William Cunningham Smith (July 12, 1875 – May 24, 1968) was a politician from Alberta, Canada. He served in the Legislative Assembly of Alberta from 1921 to 1935 as a member of the United Farmers caucus in government.

==Early life==
William Cunningham Smith was born July 12, 1875, at Glenallen, Ontario to Abram Smith a public school teacher and his wife Eliza Cunningham, both of Irish descent. He attended Stratford Collegiate Institute and practiced dentistry. He was married January 30, 1907 to Evelyn Rutherford and had two children. Smith served in the 1st Battalion, Canadian Mounted Rifles of the Canadian Expeditionary Force during the Second Boer War.

==Political career==
Smith first ran for a seat to the Alberta Legislature in the 1921 Alberta general election, as a United Farmers candidate in the electoral district of Redcliff. He defeated Charles Pingle, the Speaker of the Assembly, to pick up the seat for his party.
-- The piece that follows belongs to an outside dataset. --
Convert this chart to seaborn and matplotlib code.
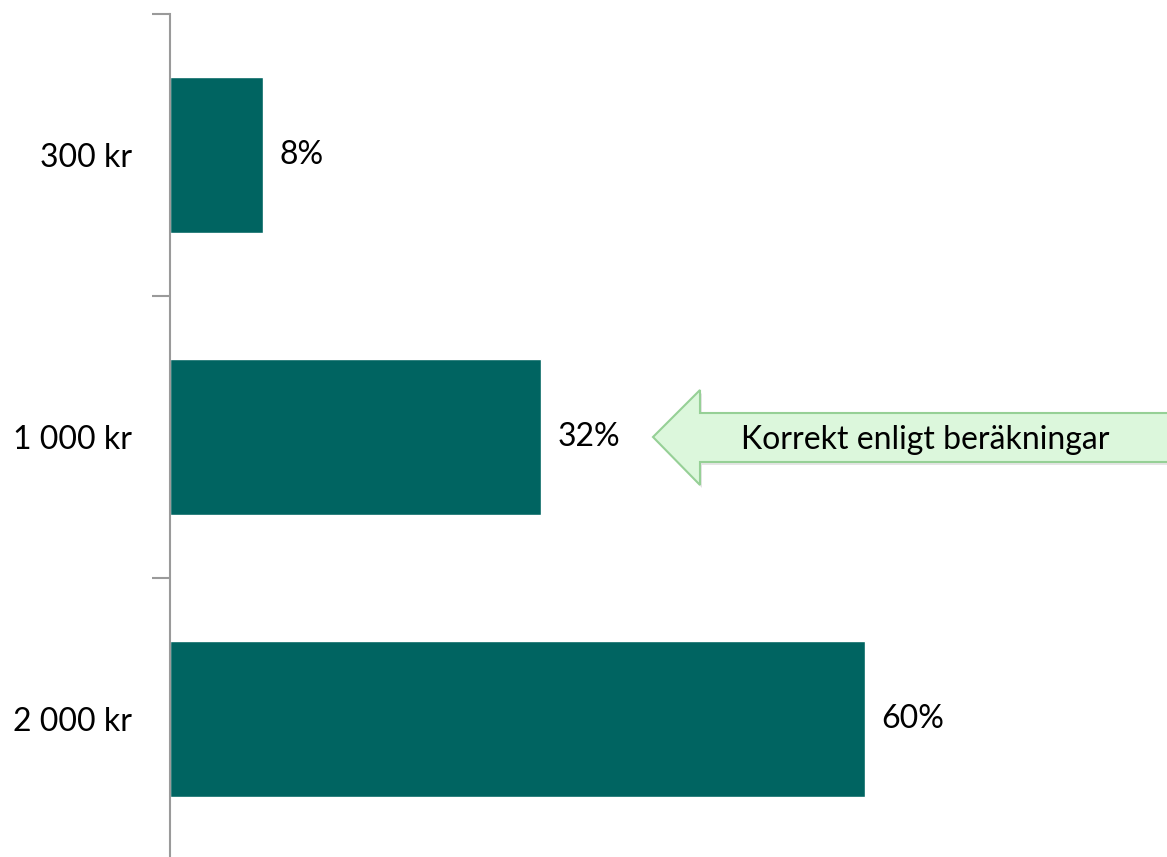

The electoral district of Redcliff was abolished in redistribution by 1926. Smith ran for re-election in the new seat of Empress in the election held that year and defeated two other candidates.

In the 1930 Alberta general election Smith won a tight two-way race over independent candidate E. A. Mantz.

In the 1935 Alberta general election he was defeated by Social Credit candidate David Lush. He finished a distant second in the three-way race.

Smith died in 1968 at the age of 92.